A remnant Stone-age tool found on site has found a home in the top of the bamboo standpipe; the three facets on the tool are typical of this area.
Building the retaining wall behind the Yin pool was a jigsaw-puzzle of large and small boulders. We used the geotextile to prevent soil slipping out which worked well and later will plant ferns in the cracks. The pool got its final coat of waterproofing.
The basalt 'Mother' stone before polishing. The red colour is the reflection of my overalls on the wet stone.
We divined the position of the 'Mother' stone we picked up off the beach, it turns out to be at the overflow position of the Yin pool.

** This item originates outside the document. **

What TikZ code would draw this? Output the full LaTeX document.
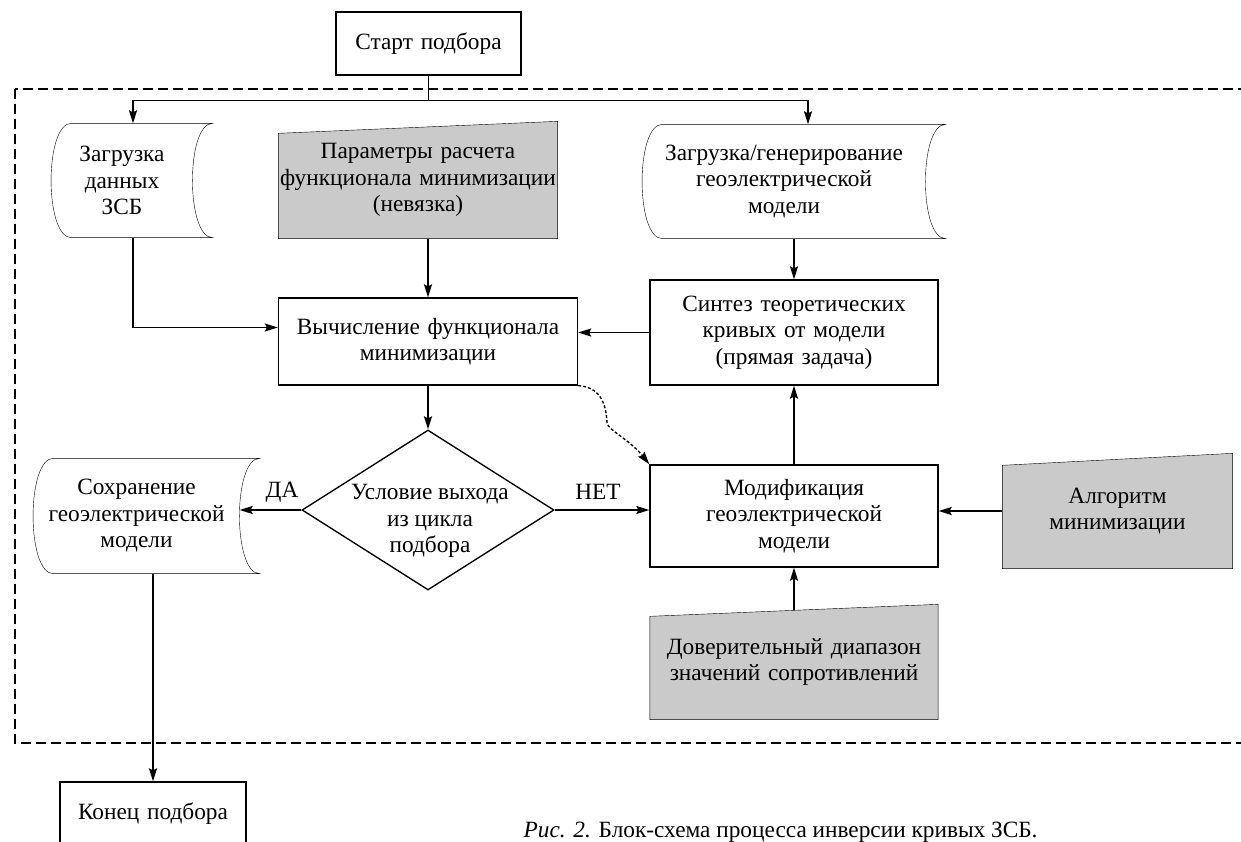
\documentclass[tikz,border=0pt]{standalone}
\usepackage{fontspec}
\setmainfont{Liberation Serif}
\usetikzlibrary{arrows.meta,shapes.geometric,backgrounds}
\definecolor{Shade}{HTML}{CACACA}

% stored data outline round a node (body = node box)
\newcommand{\storpath}[1]{%
  \draw ([xshift=20pt]#1.north west) -- ([xshift=20pt]#1.north east)
    .. controls ([xshift=-7pt]#1.north east) and ([xshift=-7pt]#1.south east) .. ([xshift=20pt]#1.south east)
    -- ([xshift=20pt]#1.south west)
    .. controls ([xshift=-7pt]#1.south west) and ([xshift=-7pt]#1.north west) .. ([xshift=20pt]#1.north west) -- cycle;}
% manual input outline (slanted top)
\newcommand{\manpath}[1]{%
  \draw[fill=Shade] (#1.south west) -- ([yshift=-12pt]#1.north west) -- (#1.north east) -- (#1.south east) -- cycle;}

\begin{document}
\begin{tikzpicture}[x=1pt,y=-1pt,
    font=\fontsize{23.3}{26.5}\selectfont, line width=1.35pt,
    blk/.style 2 args={draw,inner sep=0pt,align=center,text width=#1,minimum height=#2},
    stor/.style 2 args={inner sep=0pt,align=center,text width=#1,minimum height=#2},
    man/.style 2 args={inner sep=0pt,align=center,text width=#1,minimum height=#2},
    dia/.style={draw,diamond,inner sep=0pt,minimum width=252pt,minimum height=160pt},
    lbl/.style={inner sep=0pt,align=center},
    >={Stealth[length=13pt,width=8pt,inset=2pt]}]
  \useasboundingbox (0,0) rectangle (1241,842);
  \clip (0,0) rectangle (1241,842);
  \node[blk={185pt}{63pt}] (S) at (428.5,43.5) {Старт подбора};
  \node[stor={140pt}{113pt}] (L) at (122,180.5) {Загрузка\\данных\\ЗСБ};
  \node[man={278pt}{116pt}] (P) at (418,180) {Параметры расчета\\функционала минимизации\\(невязка)};
  \node[stor={282pt}{113pt}] (G) at (784,181.5) {Загрузка/генерирование\\геоэлектрической\\модели};
  \node[blk={299pt}{87pt}] (V) at (428,341.5) {Вычисление функционала\\минимизации};
  \node[blk={288pt}{105pt}] (Syn) at (794,332.5) {Синтез теоретических\\кривых от модели\\(прямая задача)};
  \node[dia] (D) at (428,510) {};
  \node[lbl] (Dt) at (430,521) {Условие выхода\\из цикла\\подбора};
  \node[stor={205pt}{114pt}] (Sv) at (136.5,516) {Сохранение\\геоэлектрической\\модели};
  \node[blk={288pt}{102pt}] (M) at (794,516) {Модификация\\геоэлектрической\\модели};
  \node[man={229pt}{114pt}] (A) at (1117.5,511) {Алгоритм\\минимизации};
  \node[man={287pt}{114pt}] (C) at (794,662) {Доверительный диапазон\\значений сопротивлений};
  \node[blk={186pt}{63pt}] (E) at (153,813.5) {Конец подбора};
  \node[lbl] (yes) at (282,492) {ДА};
  \node[lbl] (no) at (598,492) {НЕТ};
  \node[lbl,anchor=base west] (cap) at (523,837) {\textit{Рис. 2.} Блок-схема процесса инверсии кривых ЗСБ.};
  \coordinate (bend) at (607,423);
  \begin{scope}[on background layer]
    \storpath{L}
    \storpath{G}
    \storpath{Sv}
    \manpath{P}
    \manpath{A}
    \manpath{C}
  \end{scope}
  % loop frame
  \draw[dash pattern=on 10pt off 5pt,line width=1.1pt] (15,89) rectangle (1260,743);
  \draw[->] (S.south) -- ++(0,25) -| ([xshift=11pt]L.north);
  \draw[->] (S.south) -- ++(0,25) -| ([xshift=24pt]G.north);
  \draw[->] (P.south -| V.north) -- (V.north);
  \draw[->] (G.south -| Syn.north) -- (Syn.north);
  \draw[->] ([xshift=11pt]L.south) |- ([yshift=14pt]V.west);
  \draw[->] (Syn.west) -- (Syn.west -| V.east);
  \draw[->] (V.south) -- (D.north);
  \draw[->] (D.west) -- (D.west -| Sv.east);
  \draw[->] (D.east) -- (D.east -| M.west);
  \draw[->] (M.north) -- (Syn.south);
  \draw[->] (A.west) -- (A.west -| M.east);
  \draw[->] ([yshift=-6pt]C.north) -- (M.south);
  \draw[->] (Sv.south -| E.north) -- (E.north);
  \draw[->,dash pattern=on 3pt off 2pt] (V.south east) .. controls (598,387) and (606,400) .. (bend)
    .. controls (608,430) and (630,440) .. (M.north west);
\end{tikzpicture}
\end{document}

George then showed me how to polish it using whet stones, which is long slow process but can be finished off with a mechanical buffer.
We all go out to lunch at a nursery that grows roses - I choose very delicious fish and chips.
Delicious hake, calamari and chips
Then a visit to artist Margery Bradfield, whose large drawings look like energy or geomancy maps, but she explains they are actually prayers for communities or people. They start with a single central dot and then friends and visitors are invited to make a mark; the ensuing drawings unfold as circuits and meanderings of relationships between dots encircled by tiny lettering.
Walking with Gabby on the salt-marshes
Margery lives in a cottage with a dachshund called Gabby above the Kwelera Estuary. We walk to the beach and along the salt-marsh to the sea, with Fish Eagles, Osprey and Long Crested Eagles flying overhead and small hermit crabs, carrying a variety of shells scurrying in the pools at our feet.
Kwelera Estuary Panorama
Walking along the Estuary with Claire, Anna and Gabby the dachshund.
After cups of tea it's home for some more basalt polishing. Then supper, blog and bed.
Drawing by Margery Bradfield at Driftwood Studios. It hangs in my bedroom.